BEGIN Exercise input
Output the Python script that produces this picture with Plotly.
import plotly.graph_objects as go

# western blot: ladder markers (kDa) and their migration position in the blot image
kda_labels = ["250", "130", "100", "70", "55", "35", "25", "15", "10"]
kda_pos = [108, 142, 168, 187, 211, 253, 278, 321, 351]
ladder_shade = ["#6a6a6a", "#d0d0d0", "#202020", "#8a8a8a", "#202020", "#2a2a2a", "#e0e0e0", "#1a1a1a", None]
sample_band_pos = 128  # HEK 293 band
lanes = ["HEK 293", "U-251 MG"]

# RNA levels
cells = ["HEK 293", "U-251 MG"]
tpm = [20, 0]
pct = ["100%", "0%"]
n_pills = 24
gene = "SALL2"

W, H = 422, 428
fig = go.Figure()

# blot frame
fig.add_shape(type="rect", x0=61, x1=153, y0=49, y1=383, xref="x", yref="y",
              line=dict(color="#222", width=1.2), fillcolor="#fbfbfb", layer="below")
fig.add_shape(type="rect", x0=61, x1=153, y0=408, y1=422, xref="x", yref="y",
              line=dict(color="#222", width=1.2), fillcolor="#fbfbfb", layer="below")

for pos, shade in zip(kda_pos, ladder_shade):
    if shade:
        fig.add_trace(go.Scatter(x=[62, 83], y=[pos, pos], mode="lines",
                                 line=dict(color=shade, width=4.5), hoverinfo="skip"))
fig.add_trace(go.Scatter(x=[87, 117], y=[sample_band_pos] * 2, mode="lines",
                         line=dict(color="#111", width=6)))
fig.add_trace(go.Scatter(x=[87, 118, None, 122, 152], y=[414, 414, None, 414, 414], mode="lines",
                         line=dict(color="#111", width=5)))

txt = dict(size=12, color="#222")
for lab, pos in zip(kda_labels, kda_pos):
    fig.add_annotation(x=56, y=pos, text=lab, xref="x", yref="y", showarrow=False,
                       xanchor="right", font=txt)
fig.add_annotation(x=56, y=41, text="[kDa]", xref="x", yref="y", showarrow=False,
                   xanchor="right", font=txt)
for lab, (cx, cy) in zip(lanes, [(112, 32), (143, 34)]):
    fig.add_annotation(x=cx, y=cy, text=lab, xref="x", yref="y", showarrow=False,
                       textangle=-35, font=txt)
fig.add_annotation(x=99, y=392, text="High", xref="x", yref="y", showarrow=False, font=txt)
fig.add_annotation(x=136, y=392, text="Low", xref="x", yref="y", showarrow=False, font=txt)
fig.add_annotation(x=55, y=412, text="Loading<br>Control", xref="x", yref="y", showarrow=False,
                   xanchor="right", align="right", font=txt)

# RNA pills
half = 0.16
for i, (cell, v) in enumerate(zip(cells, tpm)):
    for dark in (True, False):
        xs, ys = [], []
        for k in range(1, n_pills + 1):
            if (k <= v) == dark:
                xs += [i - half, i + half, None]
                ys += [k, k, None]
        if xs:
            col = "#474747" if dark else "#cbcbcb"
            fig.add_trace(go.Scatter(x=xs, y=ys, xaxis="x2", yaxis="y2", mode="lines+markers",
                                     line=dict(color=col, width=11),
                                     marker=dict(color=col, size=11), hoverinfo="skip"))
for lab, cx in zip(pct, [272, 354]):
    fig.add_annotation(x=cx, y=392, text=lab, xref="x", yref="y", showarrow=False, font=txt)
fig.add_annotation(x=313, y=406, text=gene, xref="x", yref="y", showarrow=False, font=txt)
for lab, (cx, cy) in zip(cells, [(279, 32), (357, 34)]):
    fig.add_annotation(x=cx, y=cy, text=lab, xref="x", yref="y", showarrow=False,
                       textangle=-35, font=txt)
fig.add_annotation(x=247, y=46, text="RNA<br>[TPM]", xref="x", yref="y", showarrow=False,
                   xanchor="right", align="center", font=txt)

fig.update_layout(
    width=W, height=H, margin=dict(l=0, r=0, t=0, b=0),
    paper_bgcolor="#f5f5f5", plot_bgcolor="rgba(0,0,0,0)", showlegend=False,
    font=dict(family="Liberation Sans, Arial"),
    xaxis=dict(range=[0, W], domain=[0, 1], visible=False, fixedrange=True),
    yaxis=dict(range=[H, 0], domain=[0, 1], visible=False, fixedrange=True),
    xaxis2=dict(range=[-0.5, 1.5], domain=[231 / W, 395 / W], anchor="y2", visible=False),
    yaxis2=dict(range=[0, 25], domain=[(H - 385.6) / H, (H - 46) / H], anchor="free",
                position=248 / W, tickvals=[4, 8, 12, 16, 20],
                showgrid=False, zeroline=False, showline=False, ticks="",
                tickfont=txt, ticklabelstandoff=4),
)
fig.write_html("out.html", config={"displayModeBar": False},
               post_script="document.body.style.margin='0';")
END Exercise input
BEGIN Exercise input
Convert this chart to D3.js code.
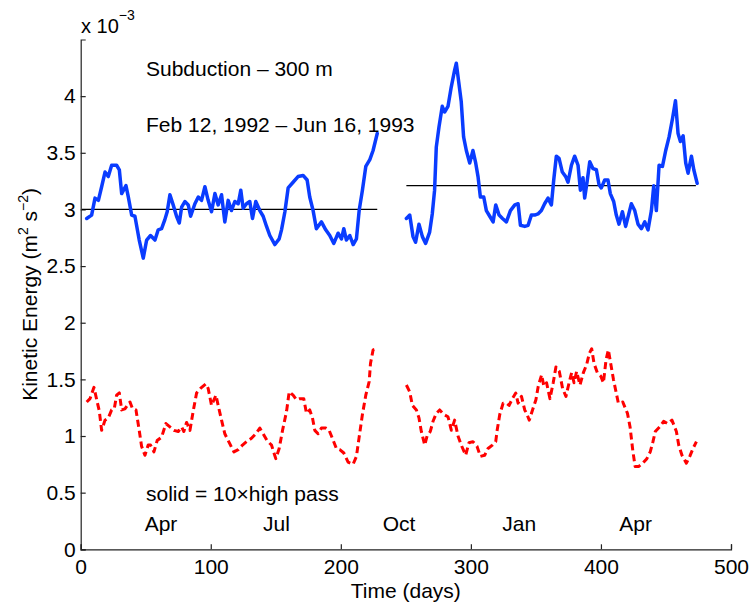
END Exercise input
BEGIN Exercise input
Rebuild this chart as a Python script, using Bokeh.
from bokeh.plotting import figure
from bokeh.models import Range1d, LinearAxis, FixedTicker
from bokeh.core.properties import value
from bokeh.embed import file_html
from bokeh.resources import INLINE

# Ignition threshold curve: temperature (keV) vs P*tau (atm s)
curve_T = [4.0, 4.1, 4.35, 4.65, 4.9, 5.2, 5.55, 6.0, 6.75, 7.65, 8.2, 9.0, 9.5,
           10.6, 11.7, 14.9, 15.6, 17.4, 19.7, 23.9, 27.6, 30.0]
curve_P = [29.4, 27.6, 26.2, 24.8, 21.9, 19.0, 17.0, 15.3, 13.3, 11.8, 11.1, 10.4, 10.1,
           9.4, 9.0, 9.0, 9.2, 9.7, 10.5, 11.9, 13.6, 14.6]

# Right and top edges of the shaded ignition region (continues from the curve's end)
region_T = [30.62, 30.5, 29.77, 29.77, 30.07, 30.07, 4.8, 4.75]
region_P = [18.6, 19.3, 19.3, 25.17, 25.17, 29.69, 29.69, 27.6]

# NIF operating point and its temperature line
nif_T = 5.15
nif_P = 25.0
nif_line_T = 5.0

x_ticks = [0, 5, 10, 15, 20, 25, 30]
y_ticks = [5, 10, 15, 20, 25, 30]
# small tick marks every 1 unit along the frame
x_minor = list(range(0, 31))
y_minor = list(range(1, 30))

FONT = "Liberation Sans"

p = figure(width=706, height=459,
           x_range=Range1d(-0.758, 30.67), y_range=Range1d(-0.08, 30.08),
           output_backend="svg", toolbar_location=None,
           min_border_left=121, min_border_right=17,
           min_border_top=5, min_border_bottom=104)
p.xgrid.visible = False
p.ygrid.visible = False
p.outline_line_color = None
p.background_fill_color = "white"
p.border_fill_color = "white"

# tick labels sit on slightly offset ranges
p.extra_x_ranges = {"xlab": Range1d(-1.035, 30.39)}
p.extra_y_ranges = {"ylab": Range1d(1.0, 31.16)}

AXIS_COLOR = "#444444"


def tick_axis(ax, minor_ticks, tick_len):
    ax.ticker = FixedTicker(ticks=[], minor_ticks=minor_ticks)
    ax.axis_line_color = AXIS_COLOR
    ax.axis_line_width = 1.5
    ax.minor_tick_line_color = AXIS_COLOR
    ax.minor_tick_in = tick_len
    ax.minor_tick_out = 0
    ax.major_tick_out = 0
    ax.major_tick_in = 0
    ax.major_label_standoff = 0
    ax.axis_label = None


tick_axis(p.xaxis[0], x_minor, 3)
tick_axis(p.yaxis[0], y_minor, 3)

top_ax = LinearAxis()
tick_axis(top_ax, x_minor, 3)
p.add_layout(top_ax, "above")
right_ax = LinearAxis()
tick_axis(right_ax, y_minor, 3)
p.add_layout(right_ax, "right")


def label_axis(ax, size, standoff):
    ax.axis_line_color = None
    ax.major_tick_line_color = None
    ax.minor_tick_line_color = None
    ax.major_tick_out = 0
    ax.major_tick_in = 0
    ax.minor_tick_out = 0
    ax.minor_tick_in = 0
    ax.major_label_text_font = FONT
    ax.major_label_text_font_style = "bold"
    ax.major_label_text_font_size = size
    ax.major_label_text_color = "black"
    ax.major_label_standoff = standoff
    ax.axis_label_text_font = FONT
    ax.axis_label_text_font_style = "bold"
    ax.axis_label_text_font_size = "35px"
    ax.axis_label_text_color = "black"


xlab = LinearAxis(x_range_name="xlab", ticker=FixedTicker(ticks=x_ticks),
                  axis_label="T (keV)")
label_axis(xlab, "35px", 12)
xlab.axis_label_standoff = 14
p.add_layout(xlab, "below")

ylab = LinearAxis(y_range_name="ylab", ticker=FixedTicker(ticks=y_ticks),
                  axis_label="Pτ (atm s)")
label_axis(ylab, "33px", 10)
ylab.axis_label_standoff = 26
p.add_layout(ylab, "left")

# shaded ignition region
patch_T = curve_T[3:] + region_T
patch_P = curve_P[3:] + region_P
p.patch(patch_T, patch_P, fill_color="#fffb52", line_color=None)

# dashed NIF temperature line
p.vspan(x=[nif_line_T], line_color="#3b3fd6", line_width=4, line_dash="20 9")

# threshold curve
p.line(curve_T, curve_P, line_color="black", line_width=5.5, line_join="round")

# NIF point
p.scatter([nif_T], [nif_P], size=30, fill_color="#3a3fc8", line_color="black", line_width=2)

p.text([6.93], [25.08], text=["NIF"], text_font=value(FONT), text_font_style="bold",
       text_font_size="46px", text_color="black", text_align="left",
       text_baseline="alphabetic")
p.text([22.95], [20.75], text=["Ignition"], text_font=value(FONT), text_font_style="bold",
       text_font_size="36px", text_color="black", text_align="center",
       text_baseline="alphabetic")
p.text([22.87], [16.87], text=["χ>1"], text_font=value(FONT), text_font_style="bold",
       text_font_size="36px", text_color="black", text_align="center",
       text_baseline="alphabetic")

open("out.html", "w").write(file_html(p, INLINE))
END Exercise input
→ What the task asks:
Each line from the one bearing "Output the Python" through the one bearing "import plotly.graph_objects as go" is to be duplicated without change; all remaining lines are to be left out.

→ Answer for this exercise:
Output the Python script that produces this picture with Plotly.
import plotly.graph_objects as go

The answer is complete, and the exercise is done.